The transition from winter snow to low/no snow conditions is a threshold-like phenomena, resulting from only slight warming or declines in precipitation.  Yet there are dramatic changes when that threshold is crossed. Soils are not insulated from atmospheric temperature variation, resulting in potential freezing events which alter nutrient availability, damage roots, and can cause widespread mortality.  Root damage may lead to increased drought vulnerability.  Aboveground communities are exposed to desiccating winds in addition, which can drive dieback or mortality. Vulnerable budding tissue may freeze, resulting in productivity declines over broad areas.  These observations are becoming more and more common in a variety of ecosystems.

This symposium brings together a variety of focal systems to look for generalities in the effects of winter snow loss in the European Arctic, Rocky Mountains, Japan, Alaska, and elsewhere. Presentations cover observational data from detailed plot scale analysis to very broad extent remote sensing work, as well as plot to stand size snow manipulation studies. The talks will focus on methods and mechanisms of change from the species to ecosystem level, highlighting generalities which are useful to the global audience.  The goal is to showcase regional work and emerging research techniques while providing information that will allow attendees to anticipate upcoming change based on work in other global regions.

 

 

How your symposia will improve landscape ecology science?

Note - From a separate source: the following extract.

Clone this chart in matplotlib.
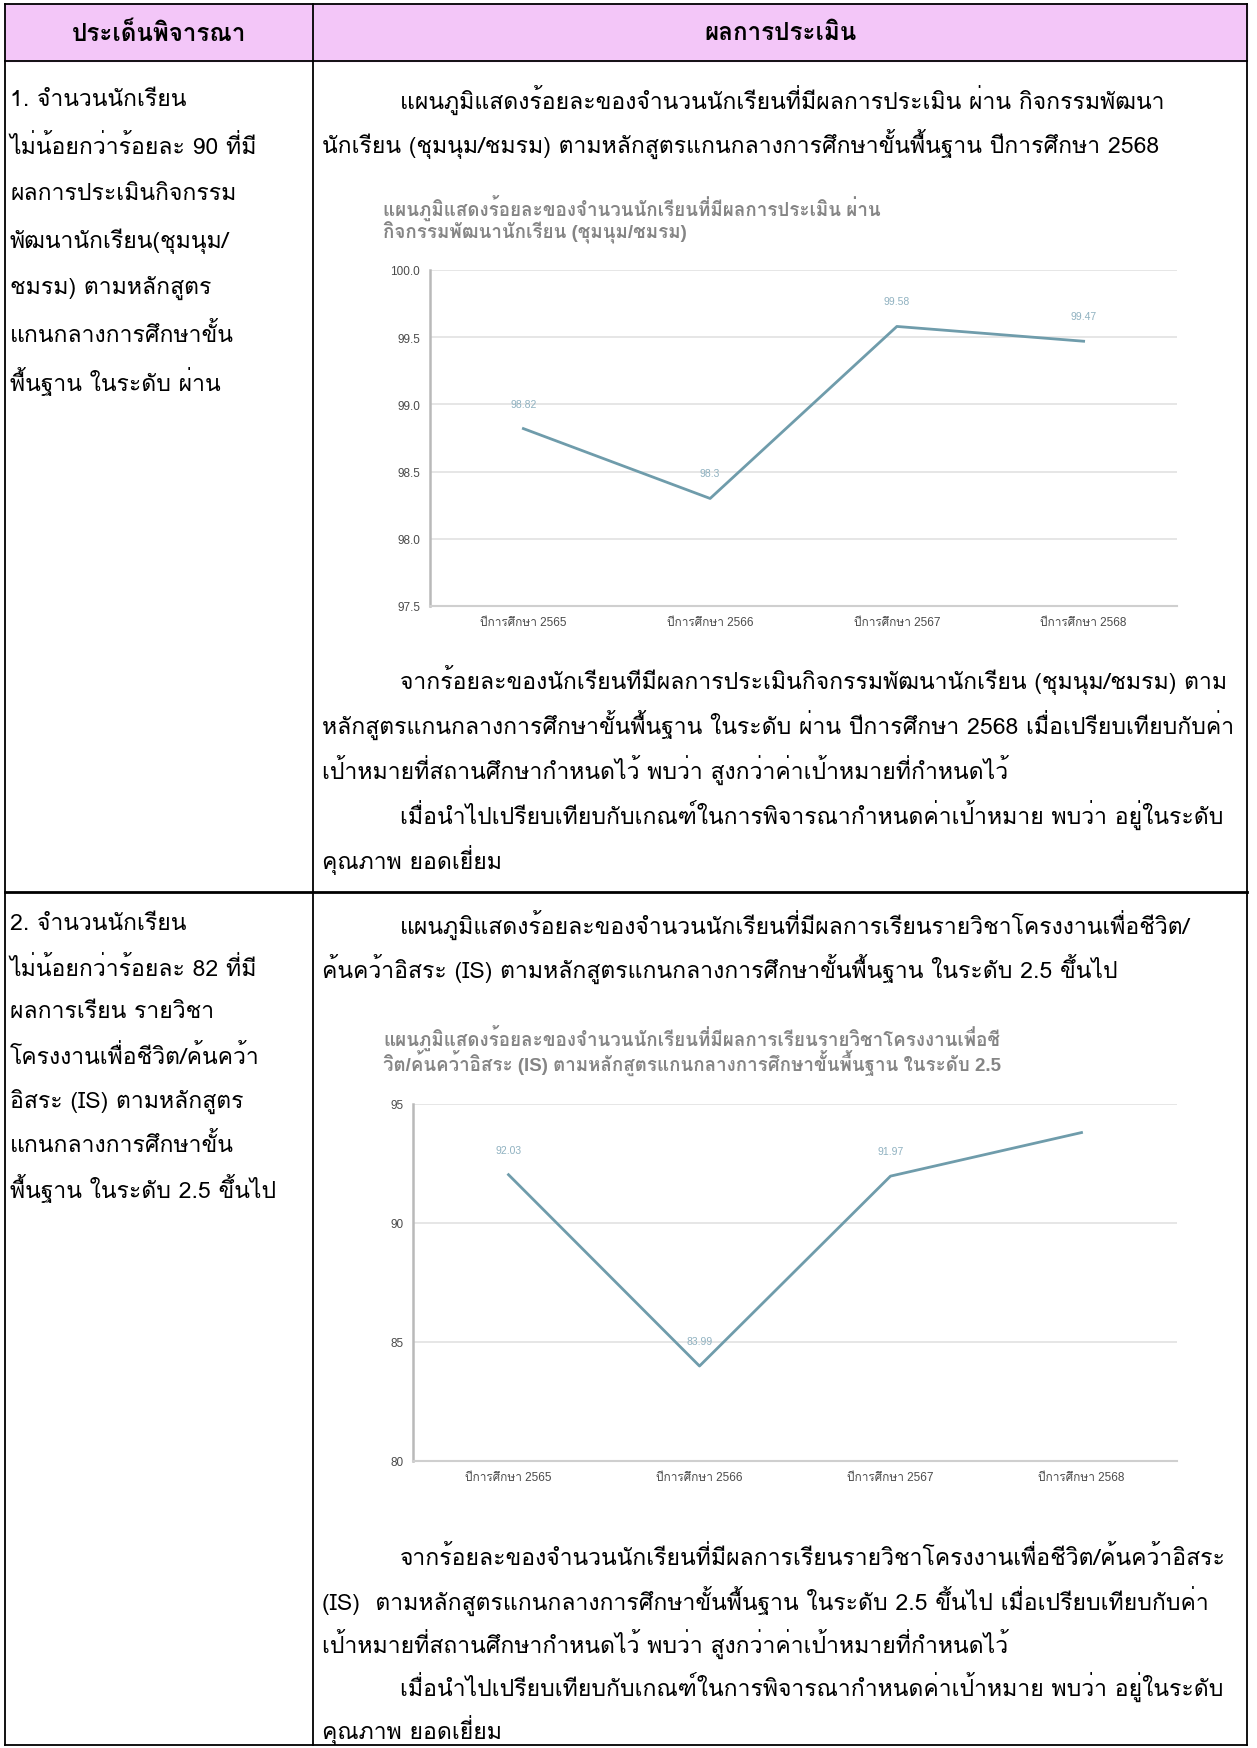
import numpy as np
import matplotlib
matplotlib.use('Agg')
import matplotlib.pyplot as plt
from matplotlib import font_manager
from matplotlib.ft2font import FT2Font

# ---- data ----
years = ['ปีการศึกษา 2565', 'ปีการศึกษา 2566', 'ปีการศึกษา 2567', 'ปีการศึกษา 2568']
club_pass = [98.82, 98.3, 99.58, 99.47]      # chart 1, % passing clubs
is_pass = [92.03, 83.99, 91.97, 93.8]         # chart 2, % IS grade >= 2.5
is_show = [True, True, True, False]           # last label not visible in chart 2

head_left = 'ประเด็นพิจารณา'
head_right = 'ผลการประเมิน'

left1 = ['1. จำนวนนักเรียน', 'ไม่น้อยกว่าร้อยละ 90 ที่มี', 'ผลการประเมินกิจกรรม',
         'พัฒนานักเรียน(ชุมนุม/', 'ชมรม) ตามหลักสูตร', 'แกนกลางการศึกษาขั้น',
         'พื้นฐาน ในระดับ ผ่าน']
left2 = ['2. จำนวนนักเรียน', 'ไม่น้อยกว่าร้อยละ 82 ที่มี', 'ผลการเรียน รายวิชา',
         'โครงงานเพื่อชีวิต/ค้นคว้า', 'อิสระ (IS) ตามหลักสูตร', 'แกนกลางการศึกษาขั้น',
         'พื้นฐาน ในระดับ 2.5 ขึ้นไป']

intro1 = ['แผนภูมิแสดงร้อยละของจำนวนนักเรียนที่มีผลการประเมิน ผ่าน กิจกรรมพัฒนา',
          'นักเรียน (ชุมนุม/ชมรม) ตามหลักสูตรแกนกลางการศึกษาขั้นพื้นฐาน ปีการศึกษา 2568']
intro2 = ['แผนภูมิแสดงร้อยละของจำนวนนักเรียนที่มีผลการเรียนรายวิชาโครงงานเพื่อชีวิต/',
          'ค้นคว้าอิสระ (IS) ตามหลักสูตรแกนกลางการศึกษาขั้นพื้นฐาน ในระดับ 2.5 ขึ้นไป']
title1 = ['แผนภูมิแสดงร้อยละของจำนวนนักเรียนที่มีผลการประเมิน ผ่าน',
          'กิจกรรมพัฒนานักเรียน (ชุมนุม/ชมรม)']
title2 = ['แผนภูมิแสดงร้อยละของจำนวนนักเรียนที่มีผลการเรียนรายวิชาโครงงานเพื่อชี',
          'วิต/ค้นคว้าอิสระ (IS) ตามหลักสูตรแกนกลางการศึกษาขั้นพื้นฐาน ในระดับ 2.5']
after1 = ['จากร้อยละของนักเรียนทีมีผลการประเมินกิจกรรมพัฒนานักเรียน (ชุมนุม/ชมรม) ตาม',
          'หลักสูตรแกนกลางการศึกษาขั้นพื้นฐาน ในระดับ ผ่าน ปีการศึกษา 2568 เมื่อเปรียบเทียบกับค่า',
          'เป้าหมายที่สถานศึกษากำหนดไว้ พบว่า สูงกว่าค่าเป้าหมายที่กำหนดไว้',
          'เมื่อนำไปเปรียบเทียบกับเกณฑ์ในการพิจารณากำหนดค่าเป้าหมาย พบว่า อยู่ในระดับ',
          'คุณภาพ ยอดเยี่ยม']
after2 = ['จากร้อยละของจำนวนนักเรียนที่มีผลการเรียนรายวิชาโครงงานเพื่อชีวิต/ค้นคว้าอิสระ',
          '(IS)  ตามหลักสูตรแกนกลางการศึกษาขั้นพื้นฐาน ในระดับ 2.5 ขึ้นไป เมื่อเปรียบเทียบกับค่า',
          'เป้าหมายที่สถานศึกษากำหนดไว้ พบว่า สูงกว่าค่าเป้าหมายที่กำหนดไว้',
          'เมื่อนำไปเปรียบเทียบกับเกณฑ์ในการพิจารณากำหนดค่าเป้าหมาย พบว่า อยู่ในระดับ',
          'คุณภาพ ยอดเยี่ยม']
after_indent = [True, False, False, True, False]

# ---- pick a font that has thai glyphs (Loma looks closest) ----
thai_fonts = []
for f in font_manager.fontManager.ttflist:
    try:
        if 0x0E01 in FT2Font(f.fname).get_charmap() and f.name not in thai_fonts:
            thai_fonts.append(f.name)
    except Exception:
        pass
thai = 'Loma' if 'Loma' in thai_fonts else (thai_fonts[0] if thai_fonts else 'DejaVu Sans')
body_fam = [thai, 'DejaVu Sans']
chart_fam = ['Liberation Sans', thai, 'DejaVu Sans']

W, H = 1257, 1749
fig = plt.figure(figsize=(W / 100, H / 100), dpi=100)
bg = fig.add_axes([0, 0, 1, 1])
bg.set_xlim(0, W)
bg.set_ylim(H, 0)
bg.axis('off')

# table frame
x0, xd, x1 = 5, 313, 1247
y0, yh, yr, y1 = 5, 62, 893, 1746
bg.add_patch(plt.Rectangle((x0, y0), x1 - x0, yh - y0, color='#f3c6f8', zorder=0))
for y in [y0, yh, y1]:
    bg.plot([x0, x1], [y, y], color='black', lw=1.3)
bg.plot([x0, x1], [yr, yr], color='black', lw=2)
for x in [x0, xd, x1]:
    bg.plot([x, x], [y0, y1], color='black', lw=1.3)

# fit body font size to a full-width line
fig.canvas.draw()
rend = fig.canvas.get_renderer()
t = bg.text(0, 0, after1[1], fontsize=15, family=body_fam)
body_fs = 15 * 913 / t.get_window_extent(rend).width
t.remove()
title_fs = 13.5

bg.text((x0 + xd) / 2, 34, head_left, ha='center', va='center', fontsize=body_fs * 1.05,
        weight='bold', family=body_fam)
bg.text((xd + x1) / 2, 34, head_right, ha='center', va='center', fontsize=body_fs * 1.05,
        weight='bold', family=body_fam)

def lines(x, y, rows, gap, indent=None):
    for i, s in enumerate(rows):
        xx = x + (78 if indent is not None and indent[i] else 0)
        bg.text(xx, y + i * gap, s, va='center', fontsize=body_fs, family=body_fam)

lines(10, 100, left1, 47)
lines(10, 925, left2, 44)
lines(322, 100, intro1, 44, [True, False])
lines(322, 925, intro2, 44, [True, False])
lines(322, 680, after1, 45, after_indent)
lines(322, 1558, after2, 43, after_indent)

line_c = '#6f9cab'
lab_c = '#8fb1c0'

def chart(top, bottom, left, right, vals, show, lo, hi, step, fmt, title, ty):
    ax = fig.add_axes([left / W, 1 - bottom / H, (right - left) / W, (bottom - top) / H])
    xs = np.arange(len(vals))
    ax.plot(xs, vals, color=line_c, lw=2)
    for x, v, s in zip(xs, vals, show):
        if s:
            ax.annotate(f'{v:g}', (x, v), xytext=(0, 25), textcoords='offset pixels',
                        ha='center', va='center', fontsize=7.5, color=lab_c, family=chart_fam)
    ax.set_xlim(-0.5, len(vals) - 0.5)
    ax.set_ylim(lo, hi)
    ticks = np.arange(lo, hi + step / 2, step)
    ax.set_yticks(ticks)
    ax.set_yticklabels([fmt.format(v) for v in ticks])
    ax.set_xticks(xs)
    ax.set_xticklabels(years)
    ax.grid(axis='y', color='#e4e4e4', lw=1.3)
    ax.set_axisbelow(True)
    for s in ['top', 'right']:
        ax.spines[s].set_visible(False)
    ax.spines['left'].set_color('#b9b9b9')
    ax.spines['left'].set_linewidth(1.8)
    ax.spines['bottom'].set_color('#cfcfcf')
    ax.spines['bottom'].set_linewidth(1.5)
    ax.tick_params(length=0, labelsize=8.5, colors='#4a4a4a', pad=7)
    for lb in ax.get_xticklabels() + ax.get_yticklabels():
        lb.set_family(chart_fam)
    for i, s in enumerate(title):
        bg.text(383, ty + i * 25, s, va='center', fontsize=title_fs, weight='bold',
                color='#858585', family=chart_fam)

chart(271, 607, 430, 1177, club_pass, [True] * 4, 97.5, 100.0, 0.5, '{:.1f}', title1, 208)
chart(1105, 1462, 413, 1177, is_pass, is_show, 80, 95, 5, '{:.0f}', title2, 1038)

fig.savefig('out.png', dpi=100)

The proposed symposium addresses a current gap in the literature, which has many examples of the effect of snow loss on specific species or community health, or biogeochemical processes, or mechanisms of injury, but not a global synthesis of emerging patterns. This symposium will explicitly focus on generalities resulting from the individual studies that are presented, incorporating recent experimental data and broad-scale observations into the fine-scale mechanistic plot networks that have long-existed.  This will produce insights relevant to a broad-spectrum of scientists, even those not present at the symposium.

Second, because snow pack declines and snow-to-rain transitions are a spatially heterogeneous, it is itself producing new patterns on the landscape.  Range contractions have been suggested, along with complex interactions with secondary stressors like drought, further complicating the spatial mosaic.  Understanding how these drivers of change interact is extraordinarily important to predicting the response of ecosystems to climate change.

In the end, we will outline a synthesis manuscript built from the ideas and concepts presented in the symposium.  This manuscript will outline emerging patterns, experimental and observational methods, implications for future change, and research needs.  It is global in scope. We anticipate the presenters, which represent a range of career stages, to be coauthors.

 

 

Broad thematic areas

 

Broad thematic areas 1st choice: Disturbances in landscapes

 

Broad thematic areas 2nd choice: History, dynamic and transformations of landscapes

 

 

Free Keywords

Climate change, snow loss, emerging mortality, warming winters, precipitation regime

 

 

Notes

We plan on producing a global review synthesis manuscript for publication as an outcome.  The proposed time can be shorter or longer depending on how many extra people are included.